The NCAA doesn’t want a headline that says they let UNC skate, because they know that whether or not that’s actually true, it’s the headline that will be written and the story that will be believed, and the last thing the NCAA wants is anything that deepens the public perception that they are more interested in profit than in the well-being of athletes. One can only guess where crazy people get such an idea.
It doesn’t sound like there’s a lot of major disagreement between UNC and the NCAA about what actually happened here. So why are they still fighting about this?
The vast majority of the dispute isn’t about the facts, but about the propriety of the NCAA’s conduct of this process. This is a long and involved topic unto itself, but since the purpose here is to be brief, here are some of the key things being argued:
· That the NCAA consulted its own bylaws experts, who concluded that the AFAM classes scandal did not constitute a violation of NCAA bylaws.
· That the NCAA did not disclose those conclusions to UNC; they were discovered by chance.
· That no conduct akin to the AFAM classes scandal has ever been found to be a violation of NCAA bylaws.
· That the NCAA had been made aware of, and provided evidence related to, the AFAM classes at the time of its original investigation and considered it at the time of the original punishment, and that NCAA bylaws preclude the NCAA from taking a second bite at the enforcement apple for conduct it had already been made aware of.
· That there are prior rulings related to the things the academic advisors are alleged to have done in this case (registration for classes, obtaining assignments, submitting papers, requesting course offerings, working closely with professors, etc.), all of which concluded that this conduct was not prohibited at all, let alone an impermissible benefit.

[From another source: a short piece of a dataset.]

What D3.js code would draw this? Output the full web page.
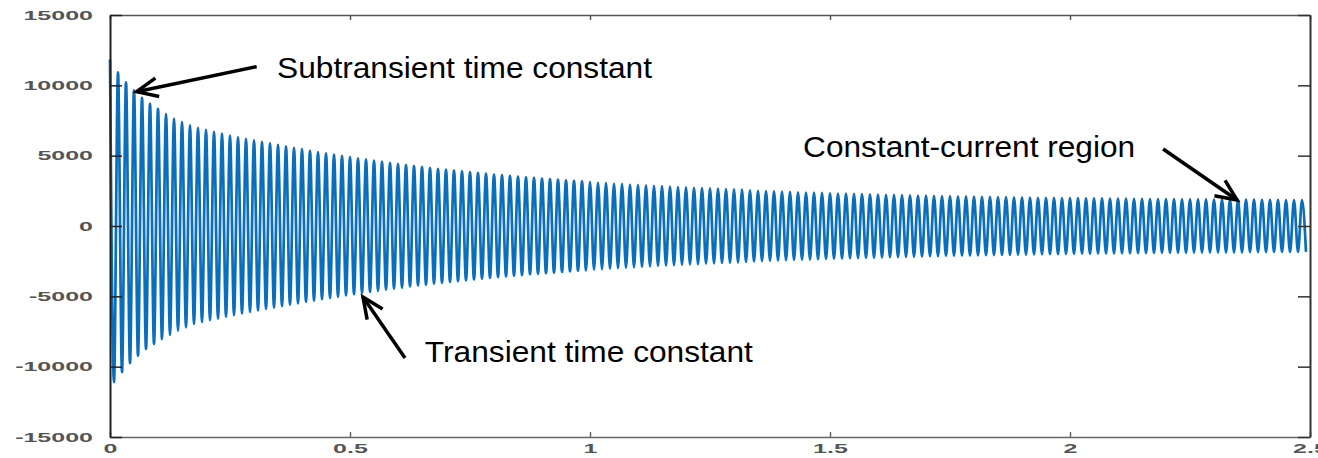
<!DOCTYPE html>
<html>
<head>
<meta charset="utf-8">
<script src="https://cdn.jsdelivr.net/npm/d3@7"></script>
<style>
  body { margin: 0; background: #fff; }
  svg { display: block; }
</style>
</head>
<body>
<script>
const xTicks = [0, 0.5, 1, 1.5, 2, 2.5]
const yTicks = [-15000, -10000, -5000, 0, 5000, 10000, 15000]
const cycleFreq = 60 // one upper and one lower peak per cycle

// positive peak of each cycle
const upperPeaks = [
  11830, 10930, 10220, 9650, 9110, 8690, 8330, 7980, 7640, 7410,
  7150, 6980, 6840, 6700, 6560, 6430, 6310, 6200, 6090, 5980,
  5870, 5770, 5660, 5560, 5460, 5360, 5260, 5170, 5080, 4990,
  4900, 4810, 4730, 4650, 4570, 4490, 4420, 4340, 4270, 4200,
  4140, 4070, 4010, 3950, 3890, 3830, 3770, 3720, 3660, 3610,
  3560, 3510, 3460, 3420, 3370, 3330, 3290, 3250, 3210, 3170,
  3130, 3090, 3060, 3020, 2990, 2950, 2920, 2890, 2860, 2830,
  2800, 2770, 2750, 2720, 2690, 2670, 2650, 2620, 2600, 2580,
  2530, 2500, 2480, 2460, 2440, 2420, 2400, 2380, 2370, 2350,
  2330, 2310, 2300, 2280, 2270, 2250, 2240, 2220, 2210, 2200,
  2180, 2170, 2160, 2140, 2130, 2120, 2110, 2100, 2090, 2080,
  2070, 2060, 2050, 2040, 2030, 2020, 2010, 2010, 2000, 1990,
  1980, 1980, 1970, 1960, 1960, 1950, 1940, 1940, 1930, 1930,
  1920, 1920, 1910, 1910, 1900, 1900, 1890, 1890, 1880, 1880,
  1880, 1870, 1870, 1870, 1860, 1860, 1860, 1850, 1850, 1850
]

// negative peak half a cycle later
const lowerPeaks = [
  -11100, -10390, -9750, -9210, -8740, -8380, -8030, -7740, -7440, -7200,
  -6960, -6830, -6700, -6580, -6450, -6330, -6220, -6110, -6000, -5900,
  -5800, -5700, -5600, -5500, -5400, -5300, -5200, -5120, -5030, -4940,
  -4850, -4770, -4690, -4610, -4530, -4450, -4380, -4300, -4230, -4170,
  -4100, -4040, -3980, -3920, -3860, -3800, -3740, -3690, -3640, -3580,
  -3530, -3490, -3440, -3400, -3350, -3310, -3270, -3230, -3190, -3150,
  -3110, -3070, -3040, -3000, -2970, -2940, -2900, -2870, -2840, -2810,
  -2790, -2760, -2730, -2710, -2680, -2660, -2630, -2610, -2590, -2560,
  -2520, -2490, -2470, -2450, -2430, -2410, -2390, -2380, -2360, -2340,
  -2320, -2310, -2290, -2280, -2260, -2250, -2230, -2220, -2210, -2190,
  -2180, -2160, -2150, -2140, -2130, -2120, -2110, -2100, -2090, -2080,
  -2070, -2060, -2050, -2040, -2030, -2020, -2010, -2000, -2000, -1990,
  -1980, -1970, -1970, -1960, -1950, -1950, -1940, -1940, -1930, -1930,
  -1920, -1910, -1910, -1900, -1900, -1890, -1890, -1880, -1880, -1880,
  -1870, -1870, -1860, -1860, -1860, -1850, -1850, -1850, -1850, -1840
]

const noteTexts = ['Subtransient time constant', 'Constant-current region', 'Transient time constant']
const noteTips = [[0.0556, 9550], [2.348, 1850], [0.527, -5050]]
const noteTails = [[0.3056, 11330], [2.194, 5470], [0.6146, -9380]]
const noteLabels = [[0.348, 10520], [1.444, 4930], [0.656, -9650]]
const noteWidths = [375, 332, 328]

const width = 1318, height = 458

const svg = d3.select('body').append('svg')
  .attr('width', width)
  .attr('height', height)

const x = d3.scaleLinear().domain([0, 2.5]).range([110, 1310])
const y = d3.scaleLinear().domain([-15000, 15000]).range([437, 15])

const wave = []
upperPeaks.forEach((v, k) => {
  wave.push({t: k / cycleFreq, v: v})
  wave.push({t: (k + 0.5) / cycleFreq, v: lowerPeaks[k]})
})

const line = d3.line()
  .x(d => x(d.t))
  .y(d => y(d.v))
  .curve(d3.curveMonotoneX)

svg.append('path')
  .datum(wave)
  .attr('fill', 'none')
  .attr('stroke', '#0a6ebd')
  .attr('stroke-width', 2.7)
  .attr('d', line)

// axes, MATLAB style box with inward ticks
const fmt = d => String(d)
const stretch = sel => sel.selectAll('text').each(function () {
  const len = this.getComputedTextLength()
  d3.select(this).attr('textLength', len * 2).attr('lengthAdjust', 'spacingAndGlyphs')
})

const styleAxis = (g, col, w) => {
  g.select('.domain').attr('stroke', col).attr('stroke-width', w)
  g.selectAll('.tick line').attr('stroke', col).attr('stroke-width', 1.5)
  g.selectAll('.tick text')
    .attr('fill', '#555')
    .attr('font-family', 'Liberation Sans, Arial, sans-serif')
    .attr('font-weight', 'bold')
    .attr('font-size', 12.5)
}

const xAxisBottom = svg.append('g')
  .attr('transform', `translate(0,${y(-15000)})`)
  .call(d3.axisBottom(x).tickValues(xTicks).tickFormat(fmt).tickSizeInner(-5).tickSizeOuter(0).tickPadding(7))
styleAxis(xAxisBottom, '#666', 1.5)
stretch(xAxisBottom)

const xAxisTop = svg.append('g')
  .attr('transform', `translate(0,${y(15000)})`)
  .call(d3.axisTop(x).tickValues(xTicks).tickFormat('').tickSizeInner(-5).tickSizeOuter(0))
styleAxis(xAxisTop, '#555', 1.5)

const yAxisLeft = svg.append('g')
  .attr('transform', `translate(${x(0)},0)`)
  .call(d3.axisLeft(y).tickValues(yTicks).tickFormat(fmt).tickSizeInner(-12).tickSizeOuter(0).tickPadding(17))
styleAxis(yAxisLeft, '#222', 2)
stretch(yAxisLeft)

const yAxisRight = svg.append('g')
  .attr('transform', `translate(${x(2.5)},0)`)
  .call(d3.axisRight(y).tickValues(yTicks).tickFormat('').tickSizeInner(-12).tickSizeOuter(0))
styleAxis(yAxisRight, '#333', 2)

// annotations
const notes = svg.append('g')

noteTexts.forEach((txt, i) => {
  const [x1, y1] = [x(noteTails[i][0]), y(noteTails[i][1])]
  const [x2, y2] = [x(noteTips[i][0]), y(noteTips[i][1])]
  const a = Math.atan2(y1 - y2, x1 - x2)
  const len = 23, spread = 0.42
  const barb1 = [x2 + len * Math.cos(a + spread), y2 + len * Math.sin(a + spread)]
  const barb2 = [x2 + len * Math.cos(a - spread), y2 + len * Math.sin(a - spread)]

  notes.append('path')
    .attr('d', d3.line()([[x1, y1], [x2, y2]]))
    .attr('stroke', '#000')
    .attr('stroke-width', 3.5)
    .attr('fill', 'none')

  notes.append('path')
    .attr('d', d3.line()([barb1, [x2, y2], barb2]))
    .attr('stroke', '#000')
    .attr('stroke-width', 3.5)
    .attr('stroke-linejoin', 'miter')
    .attr('fill', 'none')

  notes.append('text')
    .attr('x', x(noteLabels[i][0]))
    .attr('y', y(noteLabels[i][1]))
    .attr('font-family', 'Liberation Sans, Arial, sans-serif')
    .attr('font-size', 29)
    .attr('fill', '#000')
    .attr('textLength', noteWidths[i])
    .attr('lengthAdjust', 'spacingAndGlyphs')
    .text(txt)
})
</script>
</body>
</html>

So can a rational person simultaneously believe that the AFAM scandal is embarrassing AND that the NCAA is well out of bounds?
Of course. The NCAA is not tasked with adjudication of every wrong connected to college sports, and you don’t have to be a homer to see that they’ve overreached before in the face of public pressure.
YOU LEFT OUT [INSERT YOUR FAVORITE FACT HERE] AND THIS ANGERS ME.
Settle down. I told you this was a summary.
Also, unless your favorite fact involves the administration of the AFAM classes and/or something having to do with Jan Boxill, they’re irrelevant to what the NCAA has charged, but knock yourself out.
It seems like no matter what happens, my NCSU and Duke friends will still claim that UNC’s athletics success is only the result of cheating. This phenomenon seems to have intensified since April 3.
I can’t tell you what the NCAA is going to do, but I can tell you that you may as well get used to that.